**Brief**. Print the lines of the listing below verbatim from its first line through the line bearing "let ink = '#111';". Any pictures are to be omitted.

**Source excerpt**.
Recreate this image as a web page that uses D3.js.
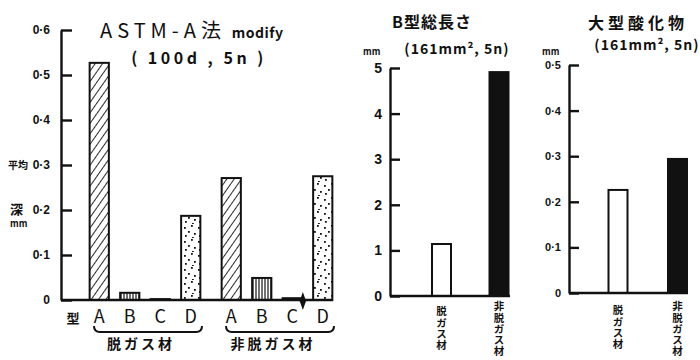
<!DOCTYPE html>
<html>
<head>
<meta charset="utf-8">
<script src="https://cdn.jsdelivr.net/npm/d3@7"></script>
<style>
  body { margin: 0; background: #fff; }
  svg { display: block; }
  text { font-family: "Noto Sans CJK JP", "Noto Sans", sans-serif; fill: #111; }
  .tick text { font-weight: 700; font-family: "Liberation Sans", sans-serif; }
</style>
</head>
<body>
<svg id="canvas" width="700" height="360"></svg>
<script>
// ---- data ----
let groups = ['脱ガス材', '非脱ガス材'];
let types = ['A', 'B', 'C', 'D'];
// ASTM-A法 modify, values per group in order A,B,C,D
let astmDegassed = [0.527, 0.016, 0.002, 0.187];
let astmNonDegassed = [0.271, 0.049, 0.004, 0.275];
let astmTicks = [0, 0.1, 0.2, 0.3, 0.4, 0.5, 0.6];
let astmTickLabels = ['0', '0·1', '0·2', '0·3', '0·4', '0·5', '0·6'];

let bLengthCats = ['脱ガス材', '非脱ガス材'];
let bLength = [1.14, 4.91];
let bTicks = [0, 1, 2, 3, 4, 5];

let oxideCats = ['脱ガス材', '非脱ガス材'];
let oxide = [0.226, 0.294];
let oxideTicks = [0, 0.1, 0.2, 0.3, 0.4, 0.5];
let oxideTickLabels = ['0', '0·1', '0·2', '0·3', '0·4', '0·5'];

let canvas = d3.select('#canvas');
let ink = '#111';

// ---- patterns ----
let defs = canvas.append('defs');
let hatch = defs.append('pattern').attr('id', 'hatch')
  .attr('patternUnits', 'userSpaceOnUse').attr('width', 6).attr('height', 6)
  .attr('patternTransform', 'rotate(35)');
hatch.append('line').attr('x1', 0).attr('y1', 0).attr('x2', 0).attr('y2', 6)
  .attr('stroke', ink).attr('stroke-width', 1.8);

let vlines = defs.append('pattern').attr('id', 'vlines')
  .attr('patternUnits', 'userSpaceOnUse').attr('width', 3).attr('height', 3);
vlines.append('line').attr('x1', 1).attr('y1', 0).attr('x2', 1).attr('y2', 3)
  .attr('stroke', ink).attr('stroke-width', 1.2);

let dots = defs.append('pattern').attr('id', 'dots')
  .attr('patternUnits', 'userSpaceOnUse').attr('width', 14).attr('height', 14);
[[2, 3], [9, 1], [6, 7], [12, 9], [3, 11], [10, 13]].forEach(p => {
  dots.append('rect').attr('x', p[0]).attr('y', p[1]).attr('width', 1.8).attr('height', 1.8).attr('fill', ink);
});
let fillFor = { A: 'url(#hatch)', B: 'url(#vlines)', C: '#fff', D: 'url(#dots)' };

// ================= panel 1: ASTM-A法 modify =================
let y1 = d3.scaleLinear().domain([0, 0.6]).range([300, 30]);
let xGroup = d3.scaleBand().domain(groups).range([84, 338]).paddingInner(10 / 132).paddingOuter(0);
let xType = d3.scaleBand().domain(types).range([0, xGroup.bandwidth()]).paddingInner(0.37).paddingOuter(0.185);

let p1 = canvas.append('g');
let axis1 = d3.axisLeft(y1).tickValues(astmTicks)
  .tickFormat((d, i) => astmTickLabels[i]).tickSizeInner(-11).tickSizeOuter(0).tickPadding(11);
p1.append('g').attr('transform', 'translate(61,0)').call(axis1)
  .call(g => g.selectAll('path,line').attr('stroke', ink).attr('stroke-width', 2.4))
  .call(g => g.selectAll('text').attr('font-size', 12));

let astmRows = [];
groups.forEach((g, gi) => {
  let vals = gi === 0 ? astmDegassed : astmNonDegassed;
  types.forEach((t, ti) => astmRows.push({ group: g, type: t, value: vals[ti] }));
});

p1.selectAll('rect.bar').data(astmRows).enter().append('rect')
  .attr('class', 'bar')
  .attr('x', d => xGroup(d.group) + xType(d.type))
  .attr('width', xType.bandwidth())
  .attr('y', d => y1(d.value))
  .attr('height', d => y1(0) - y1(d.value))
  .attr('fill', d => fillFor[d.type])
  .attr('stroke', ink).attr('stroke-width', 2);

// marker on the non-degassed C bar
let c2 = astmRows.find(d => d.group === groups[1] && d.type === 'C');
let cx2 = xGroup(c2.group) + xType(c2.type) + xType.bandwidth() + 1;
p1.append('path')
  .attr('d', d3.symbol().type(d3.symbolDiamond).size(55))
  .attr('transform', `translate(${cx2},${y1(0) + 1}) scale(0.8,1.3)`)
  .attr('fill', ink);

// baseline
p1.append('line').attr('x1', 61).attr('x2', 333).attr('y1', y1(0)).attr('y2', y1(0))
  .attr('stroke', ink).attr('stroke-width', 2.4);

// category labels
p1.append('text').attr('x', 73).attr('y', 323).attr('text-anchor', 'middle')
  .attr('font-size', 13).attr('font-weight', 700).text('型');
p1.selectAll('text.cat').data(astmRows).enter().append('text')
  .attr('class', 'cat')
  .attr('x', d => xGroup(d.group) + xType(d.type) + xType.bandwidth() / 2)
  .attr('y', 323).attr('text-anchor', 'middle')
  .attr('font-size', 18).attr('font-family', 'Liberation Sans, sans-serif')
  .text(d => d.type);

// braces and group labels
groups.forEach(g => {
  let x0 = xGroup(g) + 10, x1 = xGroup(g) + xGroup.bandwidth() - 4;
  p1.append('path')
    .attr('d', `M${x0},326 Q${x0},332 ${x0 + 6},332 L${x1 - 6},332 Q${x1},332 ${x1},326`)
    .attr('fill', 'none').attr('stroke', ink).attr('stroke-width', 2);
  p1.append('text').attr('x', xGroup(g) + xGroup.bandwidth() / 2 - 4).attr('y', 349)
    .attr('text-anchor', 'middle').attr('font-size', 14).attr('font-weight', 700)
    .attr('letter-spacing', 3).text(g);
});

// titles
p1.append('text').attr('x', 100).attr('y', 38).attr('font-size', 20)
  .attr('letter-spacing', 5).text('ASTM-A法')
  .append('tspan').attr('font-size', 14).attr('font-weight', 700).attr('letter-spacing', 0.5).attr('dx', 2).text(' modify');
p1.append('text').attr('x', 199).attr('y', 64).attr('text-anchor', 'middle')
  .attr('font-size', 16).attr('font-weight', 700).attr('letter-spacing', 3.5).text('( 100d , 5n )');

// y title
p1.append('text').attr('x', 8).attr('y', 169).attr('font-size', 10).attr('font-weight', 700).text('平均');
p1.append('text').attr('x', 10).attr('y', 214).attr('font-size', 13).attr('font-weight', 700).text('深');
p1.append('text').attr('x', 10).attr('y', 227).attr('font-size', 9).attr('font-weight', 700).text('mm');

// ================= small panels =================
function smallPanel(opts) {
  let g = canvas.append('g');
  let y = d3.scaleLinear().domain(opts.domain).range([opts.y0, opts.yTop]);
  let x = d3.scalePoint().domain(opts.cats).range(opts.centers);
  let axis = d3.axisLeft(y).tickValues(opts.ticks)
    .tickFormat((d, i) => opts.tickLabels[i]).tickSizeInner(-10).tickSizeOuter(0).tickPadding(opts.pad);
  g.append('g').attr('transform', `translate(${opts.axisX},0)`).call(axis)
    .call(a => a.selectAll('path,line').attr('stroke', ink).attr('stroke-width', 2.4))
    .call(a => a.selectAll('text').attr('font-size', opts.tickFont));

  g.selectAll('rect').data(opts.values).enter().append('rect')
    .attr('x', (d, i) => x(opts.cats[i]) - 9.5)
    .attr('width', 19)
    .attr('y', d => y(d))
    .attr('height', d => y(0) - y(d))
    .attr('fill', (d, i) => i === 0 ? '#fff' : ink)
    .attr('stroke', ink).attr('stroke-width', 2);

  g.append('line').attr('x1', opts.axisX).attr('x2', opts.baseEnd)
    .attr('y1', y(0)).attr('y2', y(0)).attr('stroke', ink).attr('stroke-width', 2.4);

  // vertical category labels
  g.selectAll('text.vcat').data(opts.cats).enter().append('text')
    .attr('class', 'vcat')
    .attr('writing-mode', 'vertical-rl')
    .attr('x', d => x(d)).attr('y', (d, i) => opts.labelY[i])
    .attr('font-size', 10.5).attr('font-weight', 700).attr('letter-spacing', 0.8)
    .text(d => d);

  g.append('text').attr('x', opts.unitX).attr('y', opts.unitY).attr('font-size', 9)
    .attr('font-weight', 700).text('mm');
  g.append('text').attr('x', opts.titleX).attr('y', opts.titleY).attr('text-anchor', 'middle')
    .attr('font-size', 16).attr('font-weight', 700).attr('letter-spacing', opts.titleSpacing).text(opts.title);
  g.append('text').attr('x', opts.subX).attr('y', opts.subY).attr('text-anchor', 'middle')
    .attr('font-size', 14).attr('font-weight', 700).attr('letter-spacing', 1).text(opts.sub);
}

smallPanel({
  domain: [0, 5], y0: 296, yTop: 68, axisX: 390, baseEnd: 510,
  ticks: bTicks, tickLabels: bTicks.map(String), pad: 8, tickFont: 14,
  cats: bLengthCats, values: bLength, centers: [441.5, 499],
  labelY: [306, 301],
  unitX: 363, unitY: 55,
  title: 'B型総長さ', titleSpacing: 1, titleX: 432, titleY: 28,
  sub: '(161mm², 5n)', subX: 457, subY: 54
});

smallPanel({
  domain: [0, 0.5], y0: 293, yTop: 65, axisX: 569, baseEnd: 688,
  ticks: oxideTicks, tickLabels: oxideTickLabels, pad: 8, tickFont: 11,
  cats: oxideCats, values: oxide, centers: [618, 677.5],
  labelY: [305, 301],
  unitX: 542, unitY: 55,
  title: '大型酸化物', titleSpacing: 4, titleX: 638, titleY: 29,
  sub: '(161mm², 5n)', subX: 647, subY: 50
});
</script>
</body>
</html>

**Expected answer**.
Recreate this image as a web page that uses D3.js.
<!DOCTYPE html>
<html>
<head>
<meta charset="utf-8">
<script src="https://cdn.jsdelivr.net/npm/d3@7"></script>
<style>
  body { margin: 0; background: #fff; }
  svg { display: block; }
  text { font-family: "Noto Sans CJK JP", "Noto Sans", sans-serif; fill: #111; }
  .tick text { font-weight: 700; font-family: "Liberation Sans", sans-serif; }
</style>
</head>
<body>
<svg id="canvas" width="700" height="360"></svg>
<script>
// ---- data ----
let groups = ['脱ガス材', '非脱ガス材'];
let types = ['A', 'B', 'C', 'D'];
// ASTM-A法 modify, values per group in order A,B,C,D
let astmDegassed = [0.527, 0.016, 0.002, 0.187];
let astmNonDegassed = [0.271, 0.049, 0.004, 0.275];
let astmTicks = [0, 0.1, 0.2, 0.3, 0.4, 0.5, 0.6];
let astmTickLabels = ['0', '0·1', '0·2', '0·3', '0·4', '0·5', '0·6'];

let bLengthCats = ['脱ガス材', '非脱ガス材'];
let bLength = [1.14, 4.91];
let bTicks = [0, 1, 2, 3, 4, 5];

let oxideCats = ['脱ガス材', '非脱ガス材'];
let oxide = [0.226, 0.294];
let oxideTicks = [0, 0.1, 0.2, 0.3, 0.4, 0.5];
let oxideTickLabels = ['0', '0·1', '0·2', '0·3', '0·4', '0·5'];

let canvas = d3.select('#canvas');
let ink = '#111';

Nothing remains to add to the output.